The fix for the abortion question is to add aliases for “abortion clinic” or other such common phrases, and to direct the search process to seek out appropriate family-planning or other reproductive resource clinics via an engine that will actually provide appropriate results. Preferably, it would give you results that do not skew toward the CPCs which actively steer patients away from abortions, but I’d settle for a fix that shows both (described appropriately, of course). That fix has not yet been implemented, and there’s no real indication from Apple as to why.

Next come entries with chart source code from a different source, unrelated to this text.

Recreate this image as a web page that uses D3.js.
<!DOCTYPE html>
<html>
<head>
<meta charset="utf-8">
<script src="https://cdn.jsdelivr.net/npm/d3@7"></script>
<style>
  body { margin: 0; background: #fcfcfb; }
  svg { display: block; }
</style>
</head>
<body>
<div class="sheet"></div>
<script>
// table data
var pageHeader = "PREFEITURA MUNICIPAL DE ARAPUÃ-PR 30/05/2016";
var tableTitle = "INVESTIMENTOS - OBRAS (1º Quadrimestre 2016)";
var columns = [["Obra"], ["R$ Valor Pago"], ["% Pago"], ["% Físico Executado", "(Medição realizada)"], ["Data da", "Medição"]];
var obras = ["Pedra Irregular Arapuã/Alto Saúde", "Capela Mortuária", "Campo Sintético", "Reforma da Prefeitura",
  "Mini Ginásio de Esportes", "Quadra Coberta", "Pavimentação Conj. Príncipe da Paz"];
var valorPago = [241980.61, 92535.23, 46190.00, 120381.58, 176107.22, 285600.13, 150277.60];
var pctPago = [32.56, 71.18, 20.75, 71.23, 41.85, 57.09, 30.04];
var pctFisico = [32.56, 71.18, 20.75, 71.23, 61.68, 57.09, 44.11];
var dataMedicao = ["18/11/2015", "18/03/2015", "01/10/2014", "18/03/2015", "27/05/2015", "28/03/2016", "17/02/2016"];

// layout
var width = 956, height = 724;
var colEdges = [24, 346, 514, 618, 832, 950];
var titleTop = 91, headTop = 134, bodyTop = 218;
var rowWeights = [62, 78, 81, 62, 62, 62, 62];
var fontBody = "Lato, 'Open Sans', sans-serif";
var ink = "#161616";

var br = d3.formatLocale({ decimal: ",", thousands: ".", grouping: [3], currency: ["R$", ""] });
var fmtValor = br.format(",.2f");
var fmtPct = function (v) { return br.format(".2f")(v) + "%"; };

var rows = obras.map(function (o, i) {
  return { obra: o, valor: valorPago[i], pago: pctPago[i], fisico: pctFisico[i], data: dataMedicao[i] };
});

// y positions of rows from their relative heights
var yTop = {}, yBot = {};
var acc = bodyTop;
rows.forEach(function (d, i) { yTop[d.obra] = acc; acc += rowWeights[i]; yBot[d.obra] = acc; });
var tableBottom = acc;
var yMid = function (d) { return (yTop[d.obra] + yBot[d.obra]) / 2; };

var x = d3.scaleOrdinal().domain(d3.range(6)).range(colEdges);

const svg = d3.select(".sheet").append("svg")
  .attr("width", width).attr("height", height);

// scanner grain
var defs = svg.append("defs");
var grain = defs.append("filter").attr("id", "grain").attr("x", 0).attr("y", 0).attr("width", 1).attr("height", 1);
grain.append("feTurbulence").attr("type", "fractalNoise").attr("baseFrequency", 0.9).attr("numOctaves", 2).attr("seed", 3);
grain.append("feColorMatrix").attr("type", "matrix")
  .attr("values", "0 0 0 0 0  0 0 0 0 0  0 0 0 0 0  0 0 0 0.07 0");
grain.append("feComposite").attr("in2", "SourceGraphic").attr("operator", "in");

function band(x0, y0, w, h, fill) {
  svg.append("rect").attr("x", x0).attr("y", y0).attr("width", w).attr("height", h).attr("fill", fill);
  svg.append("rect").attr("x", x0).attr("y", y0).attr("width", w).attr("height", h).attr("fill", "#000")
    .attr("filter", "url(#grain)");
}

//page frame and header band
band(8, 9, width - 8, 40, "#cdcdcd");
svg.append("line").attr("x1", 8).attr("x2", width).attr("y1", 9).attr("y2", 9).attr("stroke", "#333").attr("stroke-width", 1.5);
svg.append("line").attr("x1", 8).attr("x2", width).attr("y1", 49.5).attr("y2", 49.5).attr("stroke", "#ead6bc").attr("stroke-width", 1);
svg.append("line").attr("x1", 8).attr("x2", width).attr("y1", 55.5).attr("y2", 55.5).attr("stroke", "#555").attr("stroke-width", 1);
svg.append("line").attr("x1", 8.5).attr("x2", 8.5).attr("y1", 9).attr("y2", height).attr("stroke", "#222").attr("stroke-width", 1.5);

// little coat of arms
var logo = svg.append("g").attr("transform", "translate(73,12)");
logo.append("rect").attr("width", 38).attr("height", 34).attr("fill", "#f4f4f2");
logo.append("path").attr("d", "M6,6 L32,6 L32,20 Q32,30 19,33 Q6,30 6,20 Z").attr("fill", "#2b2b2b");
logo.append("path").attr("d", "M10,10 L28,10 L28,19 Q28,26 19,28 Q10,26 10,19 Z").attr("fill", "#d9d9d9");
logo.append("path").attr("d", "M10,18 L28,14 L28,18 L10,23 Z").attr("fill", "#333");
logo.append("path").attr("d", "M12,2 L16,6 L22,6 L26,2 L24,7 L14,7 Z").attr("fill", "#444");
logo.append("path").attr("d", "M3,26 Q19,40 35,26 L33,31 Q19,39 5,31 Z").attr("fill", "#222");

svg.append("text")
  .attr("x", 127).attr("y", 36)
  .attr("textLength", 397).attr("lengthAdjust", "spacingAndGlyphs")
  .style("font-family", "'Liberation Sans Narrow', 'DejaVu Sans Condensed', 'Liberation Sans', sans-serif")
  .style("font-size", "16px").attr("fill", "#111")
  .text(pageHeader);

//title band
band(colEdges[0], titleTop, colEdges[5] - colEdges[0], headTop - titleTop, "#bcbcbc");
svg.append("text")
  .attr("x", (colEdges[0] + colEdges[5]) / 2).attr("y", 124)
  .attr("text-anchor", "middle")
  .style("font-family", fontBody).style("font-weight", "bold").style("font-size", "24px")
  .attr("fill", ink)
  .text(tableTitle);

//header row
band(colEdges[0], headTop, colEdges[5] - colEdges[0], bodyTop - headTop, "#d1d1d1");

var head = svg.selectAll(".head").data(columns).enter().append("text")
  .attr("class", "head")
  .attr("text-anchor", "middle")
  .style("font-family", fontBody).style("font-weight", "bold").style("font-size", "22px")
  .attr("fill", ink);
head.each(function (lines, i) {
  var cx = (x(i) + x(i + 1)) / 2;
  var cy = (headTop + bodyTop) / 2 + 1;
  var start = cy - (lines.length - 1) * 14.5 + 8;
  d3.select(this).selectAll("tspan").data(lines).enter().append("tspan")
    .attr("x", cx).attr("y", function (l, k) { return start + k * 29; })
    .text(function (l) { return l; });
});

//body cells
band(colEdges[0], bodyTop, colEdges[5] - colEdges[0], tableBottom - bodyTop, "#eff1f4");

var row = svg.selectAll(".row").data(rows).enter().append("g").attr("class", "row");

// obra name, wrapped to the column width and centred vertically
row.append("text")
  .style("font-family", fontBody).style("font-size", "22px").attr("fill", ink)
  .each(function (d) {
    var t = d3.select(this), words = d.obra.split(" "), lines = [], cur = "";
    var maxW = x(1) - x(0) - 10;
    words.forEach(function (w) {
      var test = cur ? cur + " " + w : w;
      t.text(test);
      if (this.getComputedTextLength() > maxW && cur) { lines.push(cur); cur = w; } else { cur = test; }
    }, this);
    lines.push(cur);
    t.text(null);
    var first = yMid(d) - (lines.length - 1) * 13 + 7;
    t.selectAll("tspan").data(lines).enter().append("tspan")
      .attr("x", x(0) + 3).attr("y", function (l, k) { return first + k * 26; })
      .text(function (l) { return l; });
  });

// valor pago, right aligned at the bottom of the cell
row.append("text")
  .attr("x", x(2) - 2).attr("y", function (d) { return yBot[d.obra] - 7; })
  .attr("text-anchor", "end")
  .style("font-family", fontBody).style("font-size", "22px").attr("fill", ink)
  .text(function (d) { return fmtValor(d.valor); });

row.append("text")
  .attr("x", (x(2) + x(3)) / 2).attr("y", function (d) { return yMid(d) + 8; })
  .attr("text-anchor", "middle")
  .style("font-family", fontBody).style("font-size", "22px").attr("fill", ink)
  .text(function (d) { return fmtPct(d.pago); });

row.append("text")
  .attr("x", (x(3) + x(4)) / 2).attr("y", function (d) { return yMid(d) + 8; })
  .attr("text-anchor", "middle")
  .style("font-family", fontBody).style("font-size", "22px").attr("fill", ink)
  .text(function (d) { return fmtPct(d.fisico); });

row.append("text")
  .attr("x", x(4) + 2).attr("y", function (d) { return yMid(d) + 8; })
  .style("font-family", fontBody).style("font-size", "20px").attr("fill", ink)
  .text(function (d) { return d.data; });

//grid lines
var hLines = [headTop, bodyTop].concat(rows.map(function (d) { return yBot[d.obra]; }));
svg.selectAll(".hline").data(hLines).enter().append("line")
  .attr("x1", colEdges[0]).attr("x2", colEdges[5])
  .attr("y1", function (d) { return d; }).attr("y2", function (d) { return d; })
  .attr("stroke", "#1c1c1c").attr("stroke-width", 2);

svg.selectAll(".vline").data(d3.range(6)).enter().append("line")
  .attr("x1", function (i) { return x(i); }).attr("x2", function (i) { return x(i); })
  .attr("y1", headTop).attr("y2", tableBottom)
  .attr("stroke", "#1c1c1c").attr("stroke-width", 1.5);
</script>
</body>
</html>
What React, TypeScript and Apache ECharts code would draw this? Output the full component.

Apple has claimed these issues are mere glitches, and are wholly unintentional. It strikes me as a very good thing they labeled the Siri service as beta, because they obviously alphatested it with a bunch of wise-asses internally, so as to get the widest range of joke answers they could manage, but only did cursory real-life testing before release. If someone using this technology had an emergency need for Plan-B contraceptives, one would hope they would not depend on this technology to steer them in the right direction.

All that said, I don’t believe it is an intentional omission, and I think people screaming about some sort of conservative agenda are imagining things. With all the real-life ways conservatives are trying to fuck up everyone’s lives for their own twisted sense of morality, there are better fights to expend resources on. Apple got burned by this one, and rightly so, but they’re not villains as far as I can tell. They just got really excited about some promising bit of tech they’d cooked up, they overhyped it as being like the Enterprise computer.

What they delivered was closer to ELIZA tied to a few search engines with a few quips for the most obvious jokes or sexist remarks. So now they have to scrub off the raw and raggedy edges, of which there are very many, and hopefully it’ll all happen in due course. The last thing I want to see is that every omission or oversight in Siri get turned into a knock-down drag-out fight over how embattled Apple has been in delivering on their promises. If they have to backpedal on their promises somewhat to prevent that from happening, I’d strongly advise they do so as early as possible.

In the event that they drag their feet on fixing the abortion issue, but manage to implement fixes for other issues that come up, that’s when you’re well within your rights to let slip the dogs of war.